··· Recorded data

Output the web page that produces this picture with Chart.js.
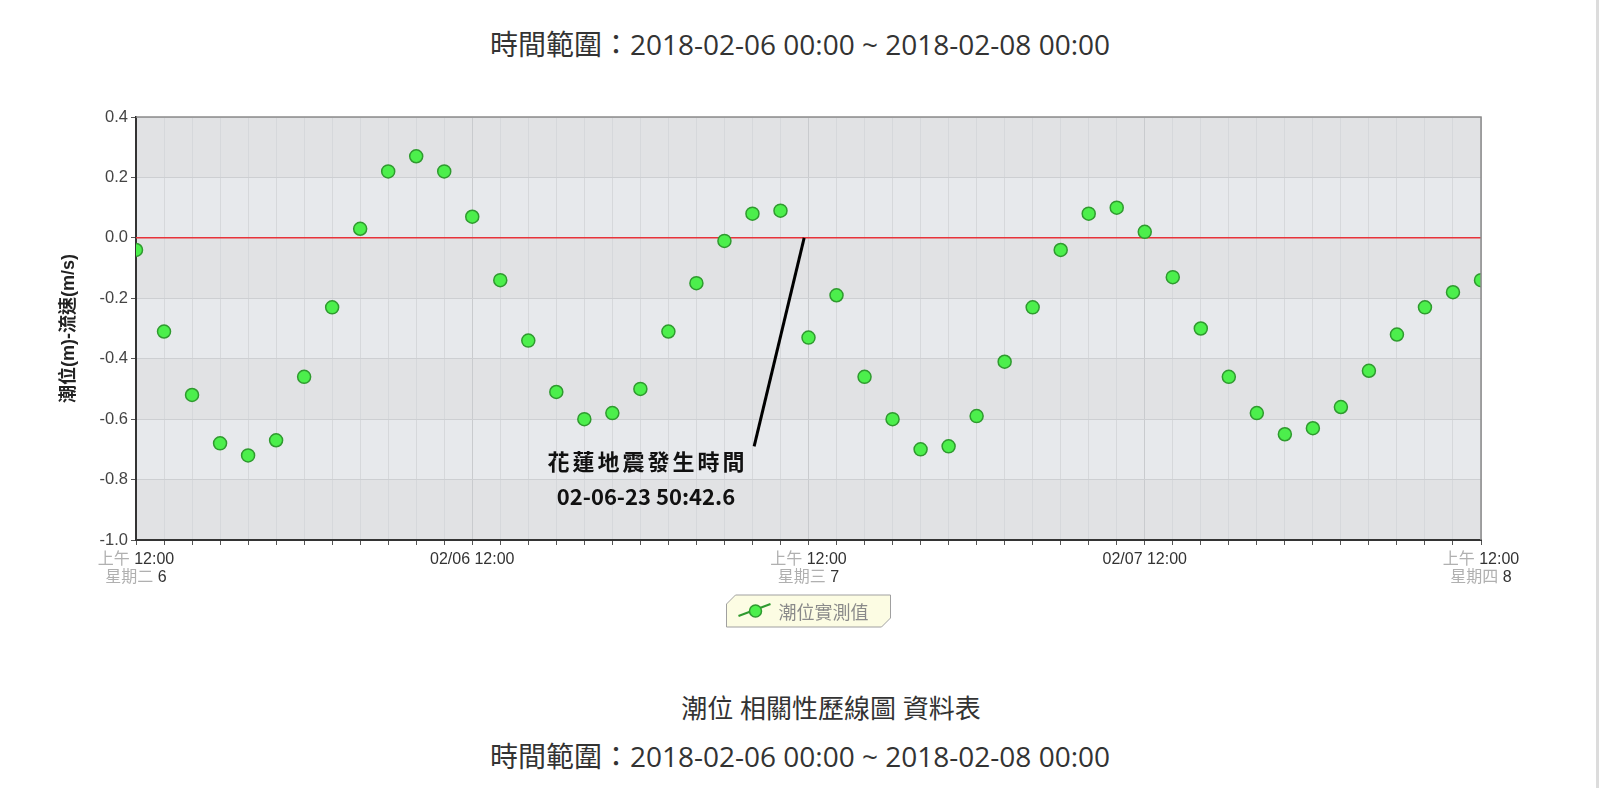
<!DOCTYPE html>
<html>
<head>
<meta charset="utf-8">
<script src="https://cdn.jsdelivr.net/npm/chart.js@4.4.1/dist/chart.umd.min.js"></script>
<style>
  html, body { margin: 0; padding: 0; background: #fff; width: 1600px; height: 788px; overflow: hidden; }
  .txt { position: absolute; white-space: pre; text-align: center; color: #333;
         font-family: "Open Sans", "Noto Sans CJK TC", sans-serif; }
  #wrap { position: absolute; left: 0; top: 0; width: 1600px; height: 650px; }
  .scroll { position: absolute; right: 1px; top: 0; width: 3px; height: 788px; background: #dcdcdc; }
</style>
</head>
<body>
<div class="txt" style="left:0;width:1600px;top:24px;font-size:28px;line-height:40px">時間範圍：2018-02-06 00:00 ~ 2018-02-08 00:00</div>
<div id="wrap"><canvas id="tideChart"></canvas></div>
<div class="txt" style="left:531px;width:600px;top:688px;font-size:26px;line-height:40px">潮位 相關性歷線圖 資料表</div>
<div class="txt" style="left:0;width:1600px;top:736px;font-size:28px;line-height:40px">時間範圍：2018-02-06 00:00 ~ 2018-02-08 00:00</div>
<div class="scroll"></div>
<script>
// hours since 2018-02-06 00:00, one reading per hour
var hours = [0, 1, 2, 3, 4, 5, 6, 7, 8, 9, 10, 11, 12, 13, 14, 15, 16, 17, 18, 19, 20, 21, 22, 23, 24,
    25, 26, 27, 28, 29, 30, 31, 32, 33, 34, 35, 36, 37, 38, 39, 40, 41, 42, 43, 44, 45, 46, 47, 48];
// 潮位實測值 (m)
var tideLevel = [-0.04, -0.31, -0.52, -0.68, -0.72, -0.67, -0.46, -0.23, 0.03, 0.22, 0.27, 0.22, 0.07,
    -0.14, -0.34, -0.51, -0.60, -0.58, -0.50, -0.31, -0.15, -0.01, 0.08, 0.09, -0.33,
    -0.19, -0.46, -0.60, -0.70, -0.69, -0.59, -0.41, -0.23, -0.04, 0.08, 0.10, 0.02,
    -0.13, -0.30, -0.46, -0.58, -0.65, -0.63, -0.56, -0.44, -0.32, -0.23, -0.18, -0.14];
var yTicks = [0.4, 0.2, 0.0, -0.2, -0.4, -0.6, -0.8, -1.0];

// x axis labels (light prefix + dark part, two rows)
var xLabelHours = [0, 12, 24, 36, 48];
var xLabelPre1 = ['上午 ', '', '上午 ', '', '上午 '];
var xLabelMain1 = ['12:00', '02/06 12:00', '12:00', '02/07 12:00', '12:00'];
var xLabelPre2 = ['星期二 ', '', '星期三 ', '', '星期四 '];
var xLabelMain2 = ['6', '', '7', '', '8'];

var quakeHour = 23 + 50 / 60 + 42.6 / 3600;
var quakeText = ['花蓮地震發生時間', '02-06-23 50:42.6'];
var legendText = '潮位實測值';

// alternating grey bands behind the plot
var bandPlugin = {
    id: 'bands',
    beforeDraw: function (chart) {
        var ctx = chart.ctx, a = chart.chartArea, y = chart.scales.y;
        ctx.save();
        for (var i = 0; i < yTicks.length - 1; i++) {
            var top = y.getPixelForValue(yTicks[i]);
            var bot = y.getPixelForValue(yTicks[i + 1]);
            ctx.fillStyle = i % 2 === 0 ? '#e1e2e4' : '#e7e9ec';
            ctx.fillRect(a.left, top, a.right - a.left, bot - top);
        }
        ctx.restore();
    }
};

// red zero line under the points
var zeroLinePlugin = {
    id: 'zeroLine',
    beforeDatasetsDraw: function (chart) {
        var ctx = chart.ctx, a = chart.chartArea, y = chart.scales.y.getPixelForValue(0);
        ctx.save();
        ctx.strokeStyle = '#e8333a';
        ctx.lineWidth = 1.5;
        ctx.beginPath();
        ctx.moveTo(a.left, y);
        ctx.lineTo(a.right, y);
        ctx.stroke();
        ctx.restore();
    }
};

// earthquake callout
var quakePlugin = {
    id: 'quake',
    afterDatasetsDraw: function (chart) {
        var ctx = chart.ctx, x = chart.scales.x, y = chart.scales.y;
        ctx.save();
        ctx.strokeStyle = '#000';
        ctx.lineWidth = 3;
        ctx.beginPath();
        ctx.moveTo(x.getPixelForValue(quakeHour), y.getPixelForValue(0));
        ctx.lineTo(x.getPixelForValue(22.06), y.getPixelForValue(-0.69));
        ctx.stroke();
        ctx.fillStyle = '#111';
        ctx.textAlign = 'center';
        ctx.textBaseline = 'middle';
        ctx.font = 'bold 22px "Noto Sans CJK TC", sans-serif';
        ctx.letterSpacing = '3px';
        ctx.fillText(quakeText[0], x.getPixelForValue(18.25), y.getPixelForValue(-0.74));
        ctx.letterSpacing = '0px';
        ctx.fillText(quakeText[1], x.getPixelForValue(18.2), y.getPixelForValue(-0.855));
        ctx.restore();
    }
};

// frame, x labels and legend
var framePlugin = {
    id: 'frame',
    afterDraw: function (chart) {
        var ctx = chart.ctx, a = chart.chartArea, x = chart.scales.x;
        ctx.save();
        ctx.strokeStyle = '#8c8c8c';
        ctx.lineWidth = 1.5;
        ctx.beginPath();
        ctx.moveTo(a.left, a.top);
        ctx.lineTo(a.right, a.top);
        ctx.lineTo(a.right, a.bottom);
        ctx.stroke();

        ctx.font = '16px "Liberation Sans", "Noto Sans CJK TC", sans-serif';
        ctx.textBaseline = 'middle';
        ctx.textAlign = 'left';
        xLabelHours.forEach(function (h, i) {
            var px = x.getPixelForValue(h);
            var rows = [[xLabelPre1[i], xLabelMain1[i], a.bottom + 20], [xLabelPre2[i], xLabelMain2[i], a.bottom + 38]];
            rows.forEach(function (r) {
                if (!r[0] && !r[1]) return;
                var sx = px - ctx.measureText(r[0] + r[1]).width / 2;
                ctx.fillStyle = '#b0b0b0';
                ctx.fillText(r[0], sx, r[2]);
                sx += ctx.measureText(r[0]).width;
                ctx.fillStyle = '#333';
                ctx.fillText(r[1], sx, r[2]);
            });
        });

        // legend box
        var cx = (a.left + a.right) / 2, cy = a.bottom + 71;
        var x0 = cx - 82, x1 = cx + 82, y0 = cy - 16, y1 = cy + 16, c = 9;
        ctx.beginPath();
        ctx.moveTo(x0 + c, y0);
        ctx.lineTo(x1, y0);
        ctx.lineTo(x1, y1 - c);
        ctx.lineTo(x1 - c, y1);
        ctx.lineTo(x0, y1);
        ctx.lineTo(x0, y0 + c);
        ctx.closePath();
        ctx.fillStyle = '#fcfce3';
        ctx.fill();
        ctx.strokeStyle = '#a0a0a0';
        ctx.lineWidth = 1;
        ctx.stroke();
        ctx.strokeStyle = '#2f9a2f';
        ctx.lineWidth = 2;
        ctx.beginPath();
        ctx.moveTo(x0 + 12, cy + 5);
        ctx.lineTo(x0 + 44, cy - 7);
        ctx.stroke();
        ctx.beginPath();
        ctx.arc(x0 + 29, cy, 6, 0, Math.PI * 2);
        ctx.fillStyle = '#4cef4c';
        ctx.fill();
        ctx.lineWidth = 1.5;
        ctx.stroke();
        ctx.font = '18px "Noto Sans CJK TC", sans-serif';
        ctx.fillStyle = '#8a8a8a';
        ctx.fillText(legendText, x0 + 52, cy + 1);
        ctx.restore();
    }
};

var tideChart = new Chart(document.getElementById('tideChart'), {
    type: 'line',
    data: {
        datasets: [{
            label: legendText,
            data: hours.map(function (h, i) { return { x: h, y: tideLevel[i] }; }),
            showLine: false,
            pointRadius: 6.5,
            pointHoverRadius: 6.5,
            pointBackgroundColor: '#4cef4c',
            pointBorderColor: '#2f9a2f',
            pointBorderWidth: 1.5
        }]
    },
    options: {
        responsive: true,
        maintainAspectRatio: false,
        devicePixelRatio: 1,
        animation: false,
        layout: { padding: { left: 0, top: 117, right: 119, bottom: 50 } },
        plugins: {
            legend: { display: false },
            tooltip: { enabled: false }
        },
        scales: {
            x: {
                type: 'linear',
                min: 0,
                max: 48,
                afterFit: function (s) { s.height = 60; },
                ticks: { stepSize: 1, autoSkip: false, maxRotation: 0, callback: function () { return ''; } },
                grid: {
                    color: function (c) { return c.tick && c.tick.value % 12 === 0 ? '#c9cbce' : '#d6d8db'; },
                    tickColor: '#555',
                    tickLength: 5
                },
                border: { color: '#333', width: 2 }
            },
            y: {
                min: -1.0,
                max: 0.4,
                afterFit: function (s) { s.width = 136; },
                ticks: {
                    stepSize: 0.2,
                    padding: 3,
                    color: '#444',
                    font: { family: '"Liberation Sans", sans-serif', size: 16.5 },
                    callback: function (v) { return Math.abs(v) < 1e-9 ? '0.0' : Number(v).toFixed(1); }
                },
                grid: { color: '#cdcfd2', tickColor: '#555', tickLength: 5 },
                border: { color: '#333', width: 2 },
                title: {
                    display: true,
                    text: '潮位(m)-流速(m/s)',
                    color: '#222',
                    font: { family: '"Liberation Sans", "Noto Sans CJK TC", sans-serif', size: 18, weight: 'bold' },
                    padding: { top: 58, bottom: 0 }
                }
            }
        }
    },
    plugins: [bandPlugin, zeroLinePlugin, quakePlugin, framePlugin]
});
</script>
</body>
</html>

······

Write out an exact copy of the listing, first line through the line containing "var yTicks = [0.4, 0.2, 0.0, -0.2, -0.4, -0.6, -0.8, -1.0];", with the pictures left out.

**Output below:**
Output the web page that produces this picture with Chart.js.
<!DOCTYPE html>
<html>
<head>
<meta charset="utf-8">
<script src="https://cdn.jsdelivr.net/npm/chart.js@4.4.1/dist/chart.umd.min.js"></script>
<style>
  html, body { margin: 0; padding: 0; background: #fff; width: 1600px; height: 788px; overflow: hidden; }
  .txt { position: absolute; white-space: pre; text-align: center; color: #333;
         font-family: "Open Sans", "Noto Sans CJK TC", sans-serif; }
  #wrap { position: absolute; left: 0; top: 0; width: 1600px; height: 650px; }
  .scroll { position: absolute; right: 1px; top: 0; width: 3px; height: 788px; background: #dcdcdc; }
</style>
</head>
<body>
<div class="txt" style="left:0;width:1600px;top:24px;font-size:28px;line-height:40px">時間範圍：2018-02-06 00:00 ~ 2018-02-08 00:00</div>
<div id="wrap"><canvas id="tideChart"></canvas></div>
<div class="txt" style="left:531px;width:600px;top:688px;font-size:26px;line-height:40px">潮位 相關性歷線圖 資料表</div>
<div class="txt" style="left:0;width:1600px;top:736px;font-size:28px;line-height:40px">時間範圍：2018-02-06 00:00 ~ 2018-02-08 00:00</div>
<div class="scroll"></div>
<script>
// hours since 2018-02-06 00:00, one reading per hour
var hours = [0, 1, 2, 3, 4, 5, 6, 7, 8, 9, 10, 11, 12, 13, 14, 15, 16, 17, 18, 19, 20, 21, 22, 23, 24,
    25, 26, 27, 28, 29, 30, 31, 32, 33, 34, 35, 36, 37, 38, 39, 40, 41, 42, 43, 44, 45, 46, 47, 48];
// 潮位實測值 (m)
var tideLevel = [-0.04, -0.31, -0.52, -0.68, -0.72, -0.67, -0.46, -0.23, 0.03, 0.22, 0.27, 0.22, 0.07,
    -0.14, -0.34, -0.51, -0.60, -0.58, -0.50, -0.31, -0.15, -0.01, 0.08, 0.09, -0.33,
    -0.19, -0.46, -0.60, -0.70, -0.69, -0.59, -0.41, -0.23, -0.04, 0.08, 0.10, 0.02,
    -0.13, -0.30, -0.46, -0.58, -0.65, -0.63, -0.56, -0.44, -0.32, -0.23, -0.18, -0.14];
var yTicks = [0.4, 0.2, 0.0, -0.2, -0.4, -0.6, -0.8, -1.0];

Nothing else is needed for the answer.